In our common work, I would say, self-analysis is organically transforming both of us. We both incorporate elements into our separate practices, sometimes unconsciously. It is a mind-shifting state that provides the chance to get out of your comfort zone when it comes to your own practice and apply a different manner for the same result. To me it is a fun experimentation that includes self-growth, constant alteration of my personal methodology and a dialogue between different cultural and habitual traits. That is one of the most important parts of artistic collaboration, squeezing your ego with someone else’s under a common roof.


This year, the Kaunas Biennial explores the notion of the journey as a metaphor for the changing cultural identity of the city. What journeys do you find most revealing?

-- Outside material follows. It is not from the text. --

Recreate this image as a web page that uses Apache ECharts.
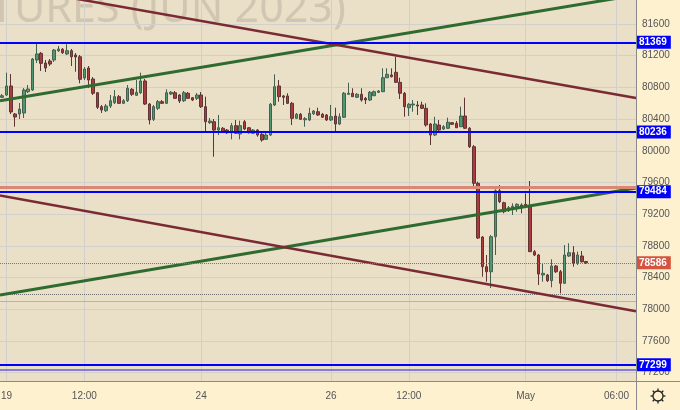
<!DOCTYPE html>
<html><head><meta charset="utf-8">
<script src="https://cdn.jsdelivr.net/npm/echarts@6/dist/echarts.min.js"></script>
<style>html,body{margin:0;padding:0;background:#fdf1d0;}#c{width:680px;height:410px;}</style>
</head><body><div id="c"></div>
<script>
// ---- data ----
const opens = [80675,80704,80818,80464,80464,80477,80746,80767,81146,81230,
81108,81133,81146,81263,81281,81222,81263,81209,81187,80919,
81045,80906,80733,80557,80506,80565,80607,80683,80599,80632,
80776,80700,80733,80881,80590,80397,80536,80620,80599,80717,
80733,80704,80632,80726,80670,80662,80704,80557,80355,80367,
80262,80284,80262,80228,80317,80212,80367,80291,80221,80262,
80208,80145,80199,80578,80818,80692,80692,80599,80410,80461,
80392,80389,80468,80493,80461,80452,80389,80439,80338,80423,
80713,80726,80675,80713,80662,80641,80695,80738,80746,80922,
80957,80991,80864,80726,80544,80578,80578,80578,80536,80338,
80199,80325,80275,80284,80355,80347,80304,80439,80284,80052,
79590,78912,78537,78474,78916,79496,79345,79244,79282,79294,
79316,79325,79294,78727,78685,78433,78433,78361,78546,78474,
78328,78672,78714,78580,78672,78603];
const closes = [80695,80818,80490,80426,80527,80767,80780,81158,81222,81104,
81045,81095,81272,81285,81238,81263,81187,81184,80902,81032,
80893,80726,80549,80515,80565,80632,80683,80599,80632,80789,
80713,80738,80881,80590,80389,80557,80620,80599,80733,80738,
80662,80628,80733,80662,80641,80704,80557,80367,80376,80262,
80291,80241,80228,80317,80221,80317,80275,80228,80262,80199,
80136,80199,80587,80809,80683,80675,80599,80410,80461,80397,
80405,80473,80502,80452,80423,80389,80430,80338,80430,80726,
80726,80683,80713,80641,80641,80738,80746,80755,80922,80965,
80935,80864,80726,80557,80587,80590,80565,80536,80325,80199,
80338,80262,80304,80360,80334,80291,80439,80284,80052,79590,
78899,78537,78474,78916,79496,79358,79231,79282,79300,79325,
79294,79303,78727,78685,78445,78454,78361,78546,78474,78328,
78685,78714,78580,78685,78600,78586];
const lows = [80666,80692,80464,80304,80401,80414,80729,80755,81108,81007,
80994,81070,81121,81247,81222,81209,81070,80998,80852,80893,
80792,80704,80527,80477,80490,80540,80590,80590,80590,80616,
80692,80692,80717,80578,80334,80376,80515,80590,80590,80704,
80654,80603,80616,80654,80628,80641,80540,80241,80338,79925,
80199,80225,80212,80145,80212,80145,80262,80218,80212,80178,
80115,80136,80187,80565,80620,80578,80590,80325,80401,80389,
80304,80376,80452,80439,80414,80376,80376,80250,80325,80414,
80704,80679,80666,80620,80590,80628,80692,80729,80742,80919,
80925,80856,80654,80430,80439,80493,80452,80527,80304,80073,
80187,80250,80262,80275,80325,80288,80300,80275,80035,79530,
78887,78411,78348,78268,78685,79341,79211,79228,79190,79231,
79211,79291,78723,78672,78306,78348,78344,78277,78458,78201,
78319,78660,78537,78559,78590,78571];
const highs = [80717,80986,80969,80477,80603,80792,80830,81171,81364,81247,
81146,81158,81285,81323,81297,81344,81285,81234,81209,81057,
81070,80931,80742,80578,80590,80704,80767,80704,80654,80830,
80792,80893,80986,80906,80603,80578,80641,80641,80776,80755,
80755,80717,80755,80742,80679,80729,80742,80683,80414,80401,
80452,80300,80275,80351,80389,80380,80389,80300,80275,80275,
80225,80250,80603,80965,80893,80704,80726,80616,80477,80477,
80426,80544,80515,80544,80477,80464,80578,80544,80473,80742,
80859,80789,80729,80789,80679,80755,80761,80767,81041,81041,
81041,81187,80922,80742,80603,80641,80628,80620,80599,80351,
80430,80389,80325,80418,80363,80376,80557,80670,80300,80073,
79610,78925,78685,78937,79514,79568,79358,79303,79337,79337,
79337,79463,79619,78748,78698,78580,78445,78631,78559,78496,
78811,78833,78798,78727,78735,78609];

const slotCount = 147;                 // candle slots incl. empty right margin
const xTickIndex = [1, 19, 46, 76, 94, 121, 142];
const xTickText  = ['19', '12:00', '24', '26', '12:00', 'May', '06:00'];
const yTicks = [77200,77600,78000,78400,78800,79200,79600,80000,80400,80800,81200,81600];
const yMin = 77095, yMax = 81903;

const levelLines = [81369, 80236, 79484, 77299];   // blue levels with tags
const lastPrice = 78586;
const salmonLevel = 79536;
const purpleLevel = 77240;
const greenThinLevel = 78105;
const dottedLevel = 78189;

const greenUpper = [[-0.5, 80632], [146.5, 81965]];
const greenLower = [[-0.5, 78180], [146.5, 79530]];
const redUpper   = [[-0.5, 82089], [146.5, 80665]];
const redLower   = [[-0.5, 79435], [146.5, 77974]];

// ---- chart ----
const chart = echarts.init(document.getElementById('c'), null, {renderer: 'canvas'});
const cats = Array.from({length: slotCount}, (_, i) => String(i));
const candles = opens.map((o, i) => [o, closes[i], lows[i], highs[i]]);
const FONT = 'Liberation Sans';

const gear = [];
for (let k = 0; k < 8; k++) {
  const a = k * Math.PI / 4;
  gear.push({type: 'line', shape: {x1: 658 + Math.cos(a) * 5, y1: 396 + Math.sin(a) * 5, x2: 658 + Math.cos(a) * 7.5, y2: 396 + Math.sin(a) * 7.5}, style: {stroke: '#222', lineWidth: 1.3}, silent: true});
}

const option = {
  animation: false,
  backgroundColor: '#fdf1d0',
  grid: {left: 0, top: 0, right: 44, bottom: 29, containLabel: false, outerBoundsMode: 'none'},
  graphic: [
    {type: 'rect', shape: {x: 0, y: 0, width: 636, height: 381}, style: {fill: '#eadfc7'}, z: -10, silent: true},
    {type: 'text', x: -10, y: 10, style: {text: 'TURES (JUN 2023)', font: '43px "Noto Sans"', fill: '#d1c6b1', verticalAlign: 'middle', align: 'left'}, z: -5, silent: true},
    {type: 'line', shape: {x1: 636.5, y1: 0, x2: 636.5, y2: 410}, style: {stroke: '#8a8a8a', lineWidth: 1}, z: 10, silent: true},
    {type: 'line', shape: {x1: 0, y1: 381.5, x2: 680, y2: 381.5}, style: {stroke: '#8a8a8a', lineWidth: 1}, z: 10, silent: true},
    {type: 'circle', shape: {cx: 658, cy: 396, r: 5}, style: {fill: 'none', stroke: '#222', lineWidth: 1.3}, z: 10, silent: true}
  ].concat(gear.map(g => Object.assign(g, {z: 10}))),
  xAxis: [
    {type: 'category', data: cats, boundaryGap: true,
      axisLine: {show: false}, axisTick: {show: false}, splitLine: {show: false},
      axisLabel: {interval: (idx) => xTickIndex.includes(idx), formatter: (v, idx) => {const k = xTickIndex.indexOf(Number(v)); return k >= 0 ? xTickText[k] : '';},
        color: '#555', fontSize: 10, fontFamily: FONT, margin: 10}},
    {type: 'value', min: -0.5, max: 146.5, show: false}
  ],
  yAxis: [{type: 'value', min: yMin, max: yMax, position: 'right', show: true,
    axisLine: {show: false}, axisTick: {show: false}, axisLabel: {show: false}, splitLine: {show: false}}],
  series: [
    {type: 'line', xAxisIndex: 1, data: [], silent: true,
      markLine: {z: 1, silent: true, symbol: ['none', 'none'], animation: false,
        lineStyle: {color: '#d3cfcc', width: 1, type: 'solid'},
        label: {show: false},
        data: xTickIndex.map(i => ({xAxis: i}))}},
    {type: 'line', xAxisIndex: 1, data: [], silent: true,
      markLine: {z: 1, silent: true, symbol: ['none', 'none'], animation: false,
        lineStyle: {color: '#d3cfcc', width: 1, type: 'solid'},
        label: {show: true, position: 'end', distance: 6, formatter: (p) => String(p.value), color: '#555', fontSize: 10, fontFamily: FONT},
        data: yTicks.map(v => ({yAxis: v}))}},
    {type: 'line', xAxisIndex: 1, data: [], silent: true,
      markLine: {z: 2, silent: true, symbol: ['none', 'none'], animation: false, label: {show: false},
        data: [
          {yAxis: greenThinLevel, lineStyle: {color: '#8ccb9a', width: 1, type: 'solid'}},
          {yAxis: dottedLevel, lineStyle: {color: '#6e6e6e', width: 1, type: 'dotted'}}
        ]}},
    {type: 'candlestick', xAxisIndex: 0, data: candles, barWidth: 3, z: 2,
      itemStyle: {color: '#4f9872', color0: '#ab3a3a', borderColor: '#44604f', borderColor0: '#5e3434', borderWidth: 1}},
    {type: 'line', xAxisIndex: 1, data: greenUpper, symbol: 'none', z: 3, clip: true, lineStyle: {color: '#2f6a2f', width: 3}},
    {type: 'line', xAxisIndex: 1, data: greenLower, symbol: 'none', z: 3, clip: true, lineStyle: {color: '#2f6a2f', width: 3}},
    {type: 'line', xAxisIndex: 1, data: redUpper, symbol: 'none', z: 3, clip: true, lineStyle: {color: '#7a2a33', width: 2.5}},
    {type: 'line', xAxisIndex: 1, data: redLower, symbol: 'none', z: 3, clip: true, lineStyle: {color: '#7a2a33', width: 2.5}},
    {type: 'line', xAxisIndex: 1, data: [], silent: true,
      markLine: {z: 6, silent: true, symbol: ['none', 'none'], animation: false,
        data: [
          {yAxis: salmonLevel, lineStyle: {color: '#d98878', width: 3, type: 'solid'}, label: {show: false}},
          {yAxis: purpleLevel, lineStyle: {color: '#6a5fd0', width: 1.5, type: 'solid'}, label: {show: false}},
          {yAxis: lastPrice, lineStyle: {color: '#d5533f', width: 1, type: 'dotted'},
            label: {show: true, position: 'end', distance: 0, formatter: String(lastPrice), color: '#fff', backgroundColor: '#d5533f', fontSize: 10, fontWeight: 'bold', fontFamily: FONT, padding: [2, 4, 1, 3]}}
        ].concat(levelLines.map(v => ({yAxis: v, lineStyle: {color: '#0000ff', width: 2, type: 'solid'},
            label: {show: true, position: 'end', distance: 0, formatter: String(v), color: '#fff', backgroundColor: '#0000ff', fontSize: 10, fontWeight: 'bold', fontFamily: FONT, padding: [2, 4, 1, 3]}})))}}
  ]
};
chart.setOption(option);
</script></body></html>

 A.P.:To me the most vital journey is that of us walking this common ground during the same historical period. I am as, I suppose, most of our generations’ peers, in a position where I can perceive the microscale and the macroscale both at the same time. That is crushing because in terms of functioning, it is like a pendulum over one’s head, a firm reminder of our mortality, but at the same time it takes some of the burden of absolution and self-centered perceptions away. The character is shaped by the act of moving from one place to the other. Population relocations, journeys intentional or unintentional as the current global political state shifts the notion of locus. The collective ID is being transformed and redefined rapidly day by day. Our passing by this strange rock is a journey of unknown duration. That involves the same amount of bipolarity to me as the state I find myself in before getting on a plane, not eager to leave and at the same time not willing to stay. The unknown is the most exciting and inescapable journey of all.

I.G.:The personal journey of self-growth in every aspect of your life. An ever-changing, constantly active being. This journey affects the whole environment, starting from your home, your city, your continent and extends throughout the whole planet, the entire cosmos.